Лиза таинственно покачала головой:
– Я много чего «на глаз» определяю, но про мужа Лиля сама рассказывала… Он у нее майор, по-моему. Но каких войск – что-то я не зафиксировала.
Рита решила спросить:
– Твой тоже военный?
Лизино лицо на мгновение как будто осветилось – вспомнила мужа:
– Что ты! Ни боже мой, совсем не от мира сего: дизайнер. В армии ни дня не служил, у них в театрально-художественном институте только военная кафедра была, но все равно, так по утрам мне и командует: «Рота, подъем!» Это я у него научилась.

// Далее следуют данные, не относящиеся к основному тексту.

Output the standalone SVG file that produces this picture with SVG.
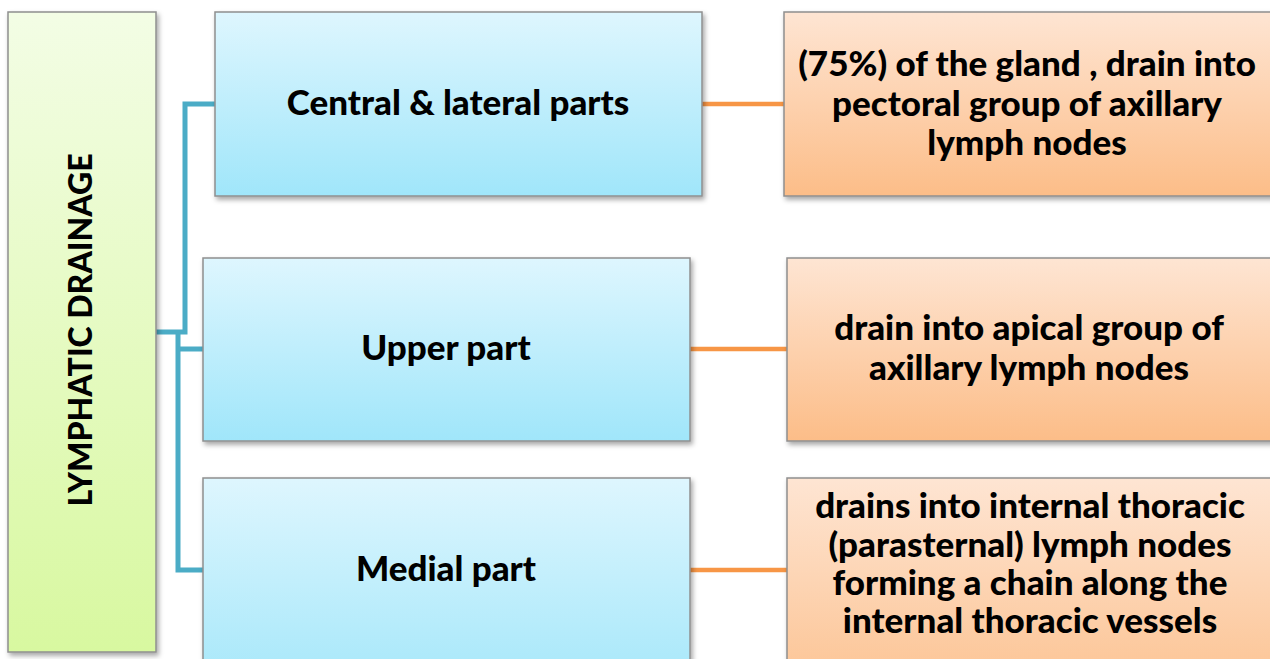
<svg xmlns="http://www.w3.org/2000/svg" width="1270" height="659" viewBox="0 0 1270 659">
<defs>
<linearGradient id="gGreen" x1="0" y1="0" x2="0" y2="1"><stop offset="0" stop-color="#F3FDE5"/><stop offset="1" stop-color="#D8F8A0"/></linearGradient>
<linearGradient id="gBlue" x1="0" y1="0" x2="0" y2="1"><stop offset="0" stop-color="#DEF6FE"/><stop offset="1" stop-color="#A0E6FA"/></linearGradient>
<linearGradient id="gBlue3" x1="0" y1="0" x2="0" y2="1"><stop offset="0" stop-color="#DEF6FE"/><stop offset="1" stop-color="#A8E8FA"/></linearGradient>
<linearGradient id="gOrange" x1="0" y1="0" x2="0" y2="1"><stop offset="0" stop-color="#FEE5D3"/><stop offset="1" stop-color="#FCBD88"/></linearGradient>
<linearGradient id="gOrange3" x1="0" y1="0" x2="0" y2="1"><stop offset="0" stop-color="#FEE5D3"/><stop offset="1" stop-color="#FCC596"/></linearGradient>
<filter id="sh" x="-10%" y="-10%" width="130%" height="130%"><feDropShadow dx="2" dy="3" stdDeviation="2.5" flood-color="#000" flood-opacity="0.35"/></filter>
</defs>
<style>
.box{stroke:#8F8F8F;stroke-width:1.5;filter:url(#sh)}
.t{font-family:Lato,"Open Sans","Liberation Sans",sans-serif;font-weight:900;fill:#000;text-anchor:middle}
.big{font-size:35px}
.c1{fill:none;stroke:#4BACC6;stroke-width:5}
.c2{fill:none;stroke:#F79646;stroke-width:4.5}
</style>
<rect width="1270" height="659" fill="#FFFFFF"/>
<g id="connectors">
<path class="c1" d="M156,332 H185 V104 H215"/>
<path class="c1" d="M178,332 V570 H203"/>
<path class="c1" d="M178,349 H203"/>
<path class="c2" d="M702,104 H784"/>
<path class="c2" d="M690,349 H787"/>
<path class="c2" d="M690,570 H787"/>
</g>
<g id="lymphatic-drainage">
<rect class="box" x="8" y="12" width="148" height="640" fill="url(#gGreen)"/>
<text class="t" style="font-size:32px" transform="translate(92,330) rotate(-90)">LYMPHATIC DRAINAGE</text>
</g>
<g id="central-lateral">
<rect class="box" x="215" y="12" width="487" height="184" fill="url(#gBlue)"/>
<text class="t big" x="458" y="115">Central &amp; lateral parts</text>
</g>
<g id="upper-part">
<rect class="box" x="203" y="258" width="487" height="183" fill="url(#gBlue)"/>
<text class="t big" x="446" y="360">Upper part</text>
</g>
<g id="medial-part">
<rect class="box" x="203" y="478" width="487" height="200" fill="url(#gBlue3)"/>
<text class="t big" x="446" y="581">Medial part</text>
</g>
<g id="pectoral">
<rect class="box" x="784" y="12" width="500" height="184" fill="url(#gOrange)"/>
<text class="t big" x="1027" y="76">(75%) of the gland , drain into</text>
<text class="t big" x="1027" y="116">pectoral group of axillary</text>
<text class="t big" x="1027" y="155">lymph nodes</text>
</g>
<g id="apical">
<rect class="box" x="787" y="258" width="500" height="183" fill="url(#gOrange)"/>
<text class="t big" x="1029" y="340">drain into apical group of</text>
<text class="t big" x="1029" y="380">axillary lymph nodes</text>
</g>
<g id="parasternal">
<rect class="box" x="787" y="478" width="500" height="200" fill="url(#gOrange3)"/>
<text class="t big" x="1030" y="518">drains into internal thoracic</text>
<text class="t big" x="1030" y="557">(parasternal) lymph nodes</text>
<text class="t big" x="1030" y="595">forming a chain along the</text>
<text class="t big" x="1030" y="633">internal thoracic vessels</text>
</g>
</svg>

Лиза не заметила, как Рита слегка напряглась, потому что идущая навстречу медсестра Таня тормознула мамочек:
– Тарасова, подойдите потом на пост. У вас анализ один не понравился Вере Михайловне, она сказала повторно все пересдать. Я вам направление выпишу на завтра. На сладкое не налегайте. И после шести постарайтесь ничего не есть.
Лиза, услышав об этом, нахмурилась:
– Хорошо, подойду, – и добавила, обращаясь уже к Рите: – что это еще там может быть не так?… Каждый раз пугаюсь…

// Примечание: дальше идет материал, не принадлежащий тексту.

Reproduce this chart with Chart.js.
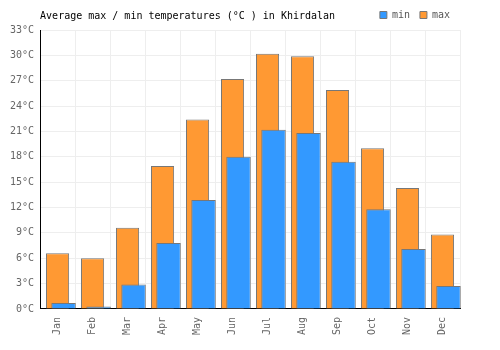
<!DOCTYPE html>
<html>
<head>
<meta charset="utf-8">
<script src="https://cdn.jsdelivr.net/npm/chart.js@4/dist/chart.umd.min.js"></script>
<style>
  html, body { margin: 0; padding: 0; background: #fff; }
  #wrap { width: 500px; height: 350px; position: relative; }
</style>
</head>
<body>
<div id="wrap"><canvas id="c" width="500" height="350"></canvas></div>
<script>
const TITLE = 'Average max / min temperatures (°C ) in Khirdalan';
const months = ['Jan','Feb','Mar','Apr','May','Jun','Jul','Aug','Sep','Oct','Nov','Dec'];
const minTemps = [0.7, 0.3, 2.9, 7.8, 12.9, 18.0, 21.2, 20.8, 17.4, 11.8, 7.1, 2.7];
const maxTemps = [6.6, 6.0, 9.6, 16.9, 22.4, 27.2, 30.2, 29.9, 25.9, 19.0, 14.3, 8.8];
const yMin = 0, yMax = 33, yStep = 3;
const unit = '°C';

const FONT = 'DejaVu Sans Mono';

// shift the "min" bars a little to the right of the "max" bars (overlapping look)
const shiftPlugin = {
  id: 'shift',
  beforeDatasetDraw(chart, args) {
    if (args.index === 0) { chart.ctx.save(); chart.ctx.translate(6, 0); }
  },
  afterDatasetDraw(chart, args) {
    if (args.index === 0) { chart.ctx.restore(); }
  }
};

new Chart(document.getElementById('c'), {
  type: 'bar',
  data: {
    labels: months,
    datasets: [
      { label: 'min', data: minTemps, backgroundColor: '#3399ff', borderColor: '#777777',
        borderWidth: 1, grouped: false, barPercentage: 0.70, categoryPercentage: 1 },
      { label: 'max', data: maxTemps, backgroundColor: '#ff9933', borderColor: '#777777',
        borderWidth: 1, grouped: false, barPercentage: 0.66, categoryPercentage: 1 }
    ]
  },
  options: {
    responsive: false,
    animation: false,
    layout: { padding: { left: 4, right: 40, top: 0, bottom: 7 } },
    plugins: {
      title: {
        display: true, text: TITLE, align: 'start', fullSize: false, color: '#000',
        font: { family: FONT, size: 10, weight: 'normal' },
        padding: { top: 10, bottom: -22 }
      },
      legend: {
        display: true, position: 'top', align: 'end',
        labels: { boxWidth: 7, boxHeight: 7, padding: 10, color: '#555',
          font: { family: FONT, size: 10 } }
      },
      tooltip: { enabled: false }
    },
    scales: {
      x: {
        grid: { color: '#eeeeee', drawTicks: false, offset: true },
        border: { color: '#000', width: 1 },
        ticks: { color: '#666', minRotation: 90, maxRotation: 90, padding: 8,
          font: { family: FONT, size: 10 } }
      },
      y: {
        min: yMin, max: yMax,
        grid: { color: '#eeeeee', drawTicks: false },
        border: { color: '#000', width: 1 },
        ticks: { stepSize: yStep, color: '#666', padding: 6,
          font: { family: FONT, size: 10 },
          callback: v => v + unit }
      }
    }
  },
  plugins: [shiftPlugin]
});
</script>
</body>
</html>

Рита посмотрела на нее внимательно и спросила:
– Лиза, что-то я не расслышала: как твоя фамилия?
Лиза ответила:
– Тарасова. А что?
Рита и сама не знала, «что» – так, какое-то смутное ощущение… Но фамилия-то – Тарасова, а не…
– Так, показалось… Что мы где-то встречались раньше.

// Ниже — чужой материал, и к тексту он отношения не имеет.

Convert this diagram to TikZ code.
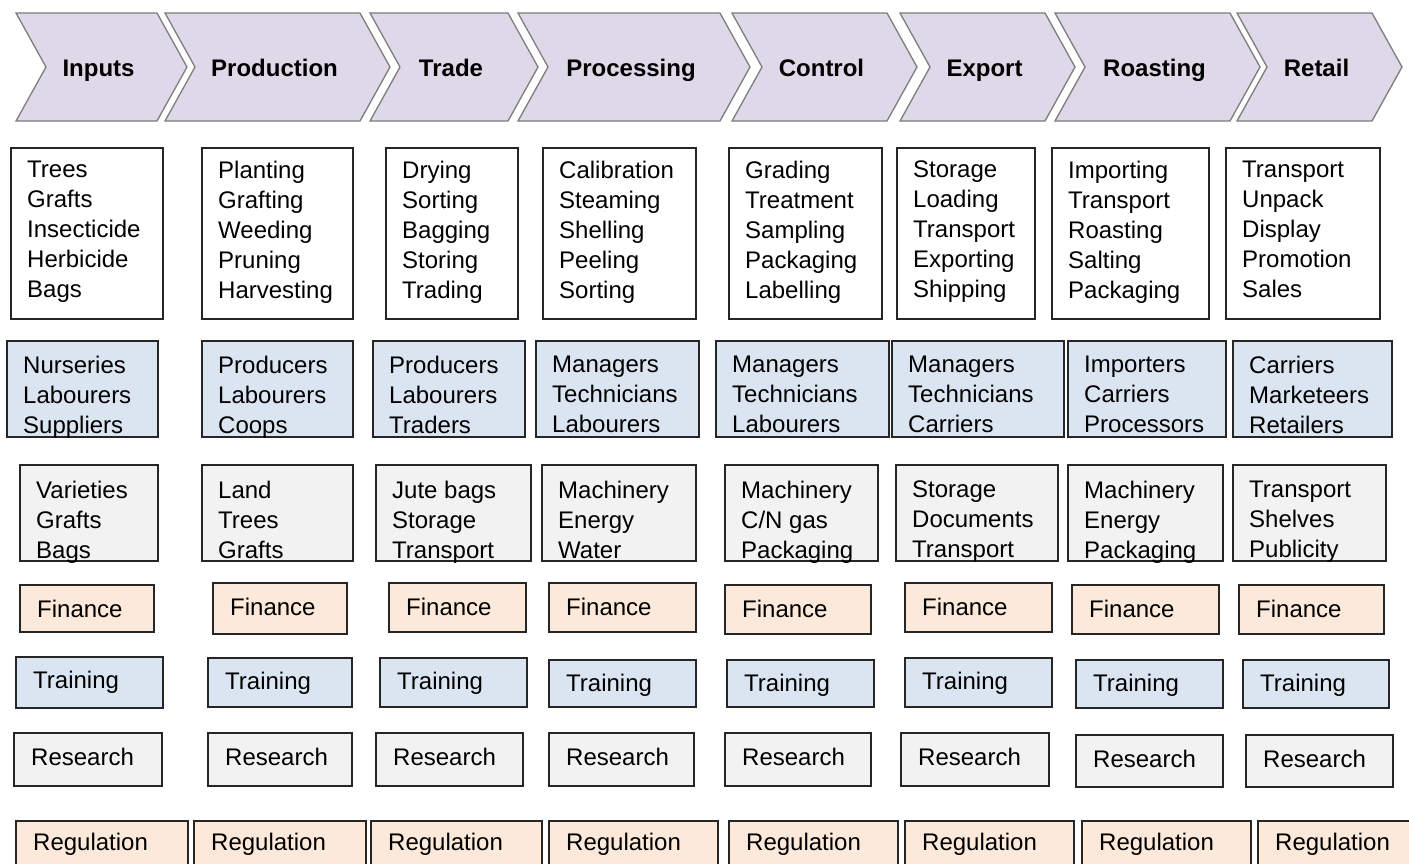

Лиза, неожиданно для Риты, согласилась:
– Знаешь, мне тоже показалось, что я тебя где-то видела. Может, мы учились в одной школе? Я 137-ю заканчивала, а ты?
Рита покачала головой:
– Нет, я 65-ю, с английским уклоном. Думала, буду переводчицей или дипломатом.
Лиза беззаботно засмеялась:
– Все мы немножко дипломаты, все мы немножко переводчицы… С мужского – на женский, и наоборот! – вспомнила про распоряжение врача и снова нахмурилась. – Что там у меня не так?… Не дай бог, опять ацетон…
Таня сидела за столом и читала конспект. Время от времени доставала яблоко из ящика стола, откусывала и, не глядя, клала обратно. Она была так увлечена чтением, что не заметила, как к ней тихо подошел Бобровский:
– Гебен зи мир айнен копекен, фройляйн Таня.
Таня вздрогнула:
– Что? Ой, Владимир Николаевич, извините, я не поняла…
Бобровский проницательно посмотрел Тане прямо в глаза:
– Татьяна, ты же у нас абитуриентка, немецкий, кажется, будешь сдавать в институт?
Таня не стала отпираться, гордо подтвердила:
– Да. Я на курсы хожу, в мед.
– Вот и отлично, – обрадовался Бобровский, – конспекты какие-нибудь есть?
Таня пожала плечами:
– Есть, конечно. Мы же все время зачеты сдаем.
Сложив руки на груди, завотделением сурово спросил:
– Ну, и какие у нас успехи по немецкому?
Таня, никак не понимая, к чему клонит Бобровский («Неужели хочет с собой на стажировку взять?»), ответила бойко:
– Ну, с языками я со школы дружу, так что без проблем. Я даже переводить могу, если надо, с голоса. Вот, однажды…
Но Владимир Николаевич жестом прервал Таню:
– Вундер шен. Это очень хорошо, что ты такая умница, – и добавил шепотом: – А у меня в институте по немецкому тройка была. Да. Несмываемый позор.
Таня посмотрела на огорченное, но от этого не менее красивое лицо милого, как никогда, Владимира Николаевича, с нежностью:
– Никому не рассказывайте… – Таня засмеялась, – я тоже не расскажу.
Бобровский несколько смущенно потер нос:
– Ты мне конспектик свой принеси завтра, ладно? Там же медицинская терминология есть, насколько я помню?